>> begin Dataset section
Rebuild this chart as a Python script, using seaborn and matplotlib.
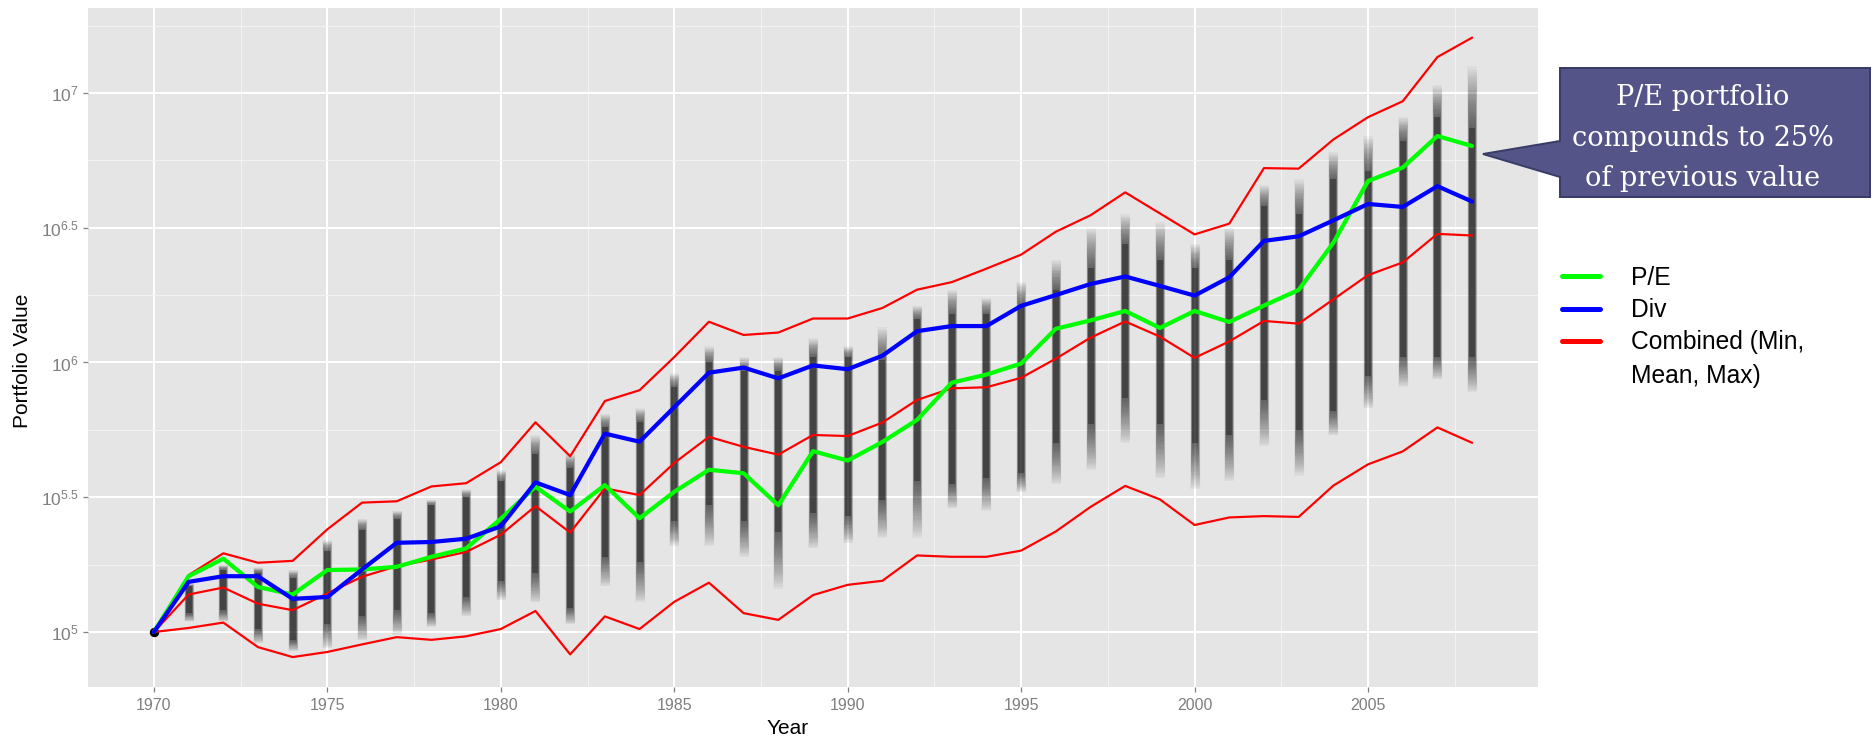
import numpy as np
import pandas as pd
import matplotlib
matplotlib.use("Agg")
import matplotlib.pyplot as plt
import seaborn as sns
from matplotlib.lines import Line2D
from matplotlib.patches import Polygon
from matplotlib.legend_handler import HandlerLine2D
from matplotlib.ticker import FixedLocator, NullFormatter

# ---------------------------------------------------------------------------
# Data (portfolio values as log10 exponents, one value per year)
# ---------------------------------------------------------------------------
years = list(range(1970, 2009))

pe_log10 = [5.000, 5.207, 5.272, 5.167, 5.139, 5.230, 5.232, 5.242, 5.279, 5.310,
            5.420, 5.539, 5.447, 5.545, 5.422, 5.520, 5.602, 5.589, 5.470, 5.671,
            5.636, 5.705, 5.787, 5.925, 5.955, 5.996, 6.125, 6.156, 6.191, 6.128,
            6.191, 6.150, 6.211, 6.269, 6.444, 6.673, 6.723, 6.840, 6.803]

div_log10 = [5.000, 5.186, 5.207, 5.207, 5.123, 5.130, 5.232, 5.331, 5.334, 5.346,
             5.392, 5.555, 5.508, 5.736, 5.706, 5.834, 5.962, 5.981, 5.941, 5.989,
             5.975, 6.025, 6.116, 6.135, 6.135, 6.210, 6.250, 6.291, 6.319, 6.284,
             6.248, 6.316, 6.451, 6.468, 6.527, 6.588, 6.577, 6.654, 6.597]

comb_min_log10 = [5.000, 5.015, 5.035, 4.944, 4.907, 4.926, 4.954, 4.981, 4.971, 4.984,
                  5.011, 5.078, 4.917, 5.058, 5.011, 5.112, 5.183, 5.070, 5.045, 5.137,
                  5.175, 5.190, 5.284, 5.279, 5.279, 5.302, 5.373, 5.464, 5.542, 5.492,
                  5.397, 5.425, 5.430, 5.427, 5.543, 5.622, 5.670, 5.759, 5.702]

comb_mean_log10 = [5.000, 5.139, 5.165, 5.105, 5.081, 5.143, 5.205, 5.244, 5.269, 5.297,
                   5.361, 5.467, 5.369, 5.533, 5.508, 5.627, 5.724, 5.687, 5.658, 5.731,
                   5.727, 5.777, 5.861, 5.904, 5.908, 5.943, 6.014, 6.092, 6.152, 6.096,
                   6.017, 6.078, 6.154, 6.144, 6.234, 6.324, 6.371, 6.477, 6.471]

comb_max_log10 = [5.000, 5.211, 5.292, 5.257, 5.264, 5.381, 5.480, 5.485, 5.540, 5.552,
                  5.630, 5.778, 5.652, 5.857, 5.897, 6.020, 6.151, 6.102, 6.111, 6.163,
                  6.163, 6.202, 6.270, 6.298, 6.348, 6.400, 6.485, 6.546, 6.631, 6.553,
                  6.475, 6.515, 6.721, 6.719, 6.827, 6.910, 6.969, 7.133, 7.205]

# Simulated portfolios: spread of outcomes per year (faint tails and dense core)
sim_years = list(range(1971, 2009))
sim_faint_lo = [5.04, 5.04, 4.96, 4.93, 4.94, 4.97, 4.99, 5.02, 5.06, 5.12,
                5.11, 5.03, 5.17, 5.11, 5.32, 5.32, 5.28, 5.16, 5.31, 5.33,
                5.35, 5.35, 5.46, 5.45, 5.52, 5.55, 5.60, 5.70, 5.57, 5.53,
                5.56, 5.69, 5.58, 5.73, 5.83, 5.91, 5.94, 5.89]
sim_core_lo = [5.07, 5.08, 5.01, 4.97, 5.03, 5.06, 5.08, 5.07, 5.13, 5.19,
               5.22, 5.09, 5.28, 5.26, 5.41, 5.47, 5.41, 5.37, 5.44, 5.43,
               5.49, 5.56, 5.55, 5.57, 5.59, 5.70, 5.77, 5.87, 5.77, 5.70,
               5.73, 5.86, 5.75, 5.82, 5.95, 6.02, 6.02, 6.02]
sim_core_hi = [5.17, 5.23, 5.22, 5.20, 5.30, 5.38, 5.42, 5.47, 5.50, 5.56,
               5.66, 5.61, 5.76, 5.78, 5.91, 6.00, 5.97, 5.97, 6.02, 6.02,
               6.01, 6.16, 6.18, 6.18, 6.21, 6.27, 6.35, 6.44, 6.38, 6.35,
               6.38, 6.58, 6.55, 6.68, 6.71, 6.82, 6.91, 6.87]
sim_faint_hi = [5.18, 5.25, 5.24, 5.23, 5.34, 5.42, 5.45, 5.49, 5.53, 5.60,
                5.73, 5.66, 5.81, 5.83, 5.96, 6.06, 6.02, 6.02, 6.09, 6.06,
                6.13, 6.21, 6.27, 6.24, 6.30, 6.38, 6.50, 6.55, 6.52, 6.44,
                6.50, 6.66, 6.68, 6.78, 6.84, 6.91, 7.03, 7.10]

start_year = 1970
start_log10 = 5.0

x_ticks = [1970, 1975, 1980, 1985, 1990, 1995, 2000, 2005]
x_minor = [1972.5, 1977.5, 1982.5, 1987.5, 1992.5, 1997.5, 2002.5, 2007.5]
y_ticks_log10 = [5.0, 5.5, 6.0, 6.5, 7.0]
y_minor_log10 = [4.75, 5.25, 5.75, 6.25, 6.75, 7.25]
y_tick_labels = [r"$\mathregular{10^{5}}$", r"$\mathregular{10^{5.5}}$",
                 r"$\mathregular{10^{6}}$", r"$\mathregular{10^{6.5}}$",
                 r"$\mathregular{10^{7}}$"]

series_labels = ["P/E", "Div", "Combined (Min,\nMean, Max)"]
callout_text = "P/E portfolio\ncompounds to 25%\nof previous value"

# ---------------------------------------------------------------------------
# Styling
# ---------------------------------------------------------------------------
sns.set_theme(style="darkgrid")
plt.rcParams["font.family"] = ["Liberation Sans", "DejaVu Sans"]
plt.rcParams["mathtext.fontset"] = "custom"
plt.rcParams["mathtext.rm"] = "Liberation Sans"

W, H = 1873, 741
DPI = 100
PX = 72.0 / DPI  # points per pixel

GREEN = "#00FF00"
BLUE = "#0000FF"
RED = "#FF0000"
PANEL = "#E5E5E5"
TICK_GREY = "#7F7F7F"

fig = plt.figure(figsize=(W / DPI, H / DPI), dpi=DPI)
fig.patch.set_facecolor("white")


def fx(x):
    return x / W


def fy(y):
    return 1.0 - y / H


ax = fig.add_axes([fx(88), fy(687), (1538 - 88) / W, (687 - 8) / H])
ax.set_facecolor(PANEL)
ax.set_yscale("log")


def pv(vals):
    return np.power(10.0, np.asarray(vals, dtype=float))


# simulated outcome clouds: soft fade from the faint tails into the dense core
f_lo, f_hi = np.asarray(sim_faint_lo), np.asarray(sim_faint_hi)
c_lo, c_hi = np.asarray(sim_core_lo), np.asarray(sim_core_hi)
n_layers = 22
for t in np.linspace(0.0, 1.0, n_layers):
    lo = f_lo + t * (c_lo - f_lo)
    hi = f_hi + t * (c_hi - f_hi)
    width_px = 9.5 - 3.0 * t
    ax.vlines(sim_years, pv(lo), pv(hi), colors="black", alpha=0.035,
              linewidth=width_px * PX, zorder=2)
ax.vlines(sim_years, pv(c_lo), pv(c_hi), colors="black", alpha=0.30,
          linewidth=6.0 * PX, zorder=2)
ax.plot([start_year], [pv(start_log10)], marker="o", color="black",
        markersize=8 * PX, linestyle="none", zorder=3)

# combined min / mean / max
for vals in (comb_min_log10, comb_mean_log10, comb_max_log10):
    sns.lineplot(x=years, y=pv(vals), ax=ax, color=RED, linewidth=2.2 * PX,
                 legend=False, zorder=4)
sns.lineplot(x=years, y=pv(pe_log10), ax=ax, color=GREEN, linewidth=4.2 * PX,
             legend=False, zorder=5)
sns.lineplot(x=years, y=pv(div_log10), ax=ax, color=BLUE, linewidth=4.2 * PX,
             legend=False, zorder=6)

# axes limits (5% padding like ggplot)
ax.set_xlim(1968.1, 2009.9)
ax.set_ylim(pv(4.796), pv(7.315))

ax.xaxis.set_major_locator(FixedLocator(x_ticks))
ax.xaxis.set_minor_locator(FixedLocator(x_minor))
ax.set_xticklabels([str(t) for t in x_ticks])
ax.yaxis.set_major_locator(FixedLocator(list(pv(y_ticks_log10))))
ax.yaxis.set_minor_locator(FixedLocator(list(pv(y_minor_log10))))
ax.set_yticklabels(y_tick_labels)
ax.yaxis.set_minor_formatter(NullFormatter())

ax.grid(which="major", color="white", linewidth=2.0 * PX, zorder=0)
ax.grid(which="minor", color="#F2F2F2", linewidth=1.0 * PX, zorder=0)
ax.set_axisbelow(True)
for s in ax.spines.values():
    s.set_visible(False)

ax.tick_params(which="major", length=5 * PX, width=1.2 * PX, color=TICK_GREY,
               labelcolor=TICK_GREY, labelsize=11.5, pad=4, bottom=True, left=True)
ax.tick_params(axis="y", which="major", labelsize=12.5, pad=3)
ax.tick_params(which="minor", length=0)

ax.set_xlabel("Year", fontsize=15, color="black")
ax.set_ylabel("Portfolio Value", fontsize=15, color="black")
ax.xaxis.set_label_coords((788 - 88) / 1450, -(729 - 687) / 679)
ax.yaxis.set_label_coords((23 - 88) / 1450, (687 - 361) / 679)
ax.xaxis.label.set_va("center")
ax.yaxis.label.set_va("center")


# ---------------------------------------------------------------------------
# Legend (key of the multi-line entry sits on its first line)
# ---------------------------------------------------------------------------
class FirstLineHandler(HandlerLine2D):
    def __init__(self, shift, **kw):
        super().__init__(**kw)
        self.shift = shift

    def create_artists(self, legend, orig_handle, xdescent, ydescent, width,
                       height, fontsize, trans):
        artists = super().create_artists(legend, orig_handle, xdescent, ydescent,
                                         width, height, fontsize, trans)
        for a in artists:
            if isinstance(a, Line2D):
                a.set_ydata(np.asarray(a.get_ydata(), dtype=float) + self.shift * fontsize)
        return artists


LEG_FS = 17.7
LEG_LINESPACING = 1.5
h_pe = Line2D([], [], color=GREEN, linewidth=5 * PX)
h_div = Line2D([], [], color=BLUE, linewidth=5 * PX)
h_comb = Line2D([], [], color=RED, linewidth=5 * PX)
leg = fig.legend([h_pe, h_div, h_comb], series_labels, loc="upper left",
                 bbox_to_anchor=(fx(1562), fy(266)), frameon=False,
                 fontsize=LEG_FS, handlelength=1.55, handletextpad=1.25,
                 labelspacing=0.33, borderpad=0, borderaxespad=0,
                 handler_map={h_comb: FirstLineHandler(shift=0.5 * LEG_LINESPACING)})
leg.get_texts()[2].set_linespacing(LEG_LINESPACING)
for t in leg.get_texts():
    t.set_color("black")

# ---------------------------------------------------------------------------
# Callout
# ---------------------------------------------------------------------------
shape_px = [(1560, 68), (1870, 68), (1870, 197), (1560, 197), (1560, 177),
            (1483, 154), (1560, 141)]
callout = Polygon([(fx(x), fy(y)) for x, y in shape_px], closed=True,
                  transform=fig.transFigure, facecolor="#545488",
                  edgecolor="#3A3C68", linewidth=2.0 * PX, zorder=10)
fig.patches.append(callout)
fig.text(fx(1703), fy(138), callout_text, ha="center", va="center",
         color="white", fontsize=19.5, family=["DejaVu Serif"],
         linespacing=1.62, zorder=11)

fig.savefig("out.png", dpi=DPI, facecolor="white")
>> end Dataset section
■ Task to complete
Your task is to reproduce exactly the lines from the start of the data above through the line containing "from matplotlib.ticker import", leaving every picture out.

■ Completed task
Rebuild this chart as a Python script, using seaborn and matplotlib.
import numpy as np
import pandas as pd
import matplotlib
matplotlib.use("Agg")
import matplotlib.pyplot as plt
import seaborn as sns
from matplotlib.lines import Line2D
from matplotlib.patches import Polygon
from matplotlib.legend_handler import HandlerLine2D
from matplotlib.ticker import FixedLocator, NullFormatter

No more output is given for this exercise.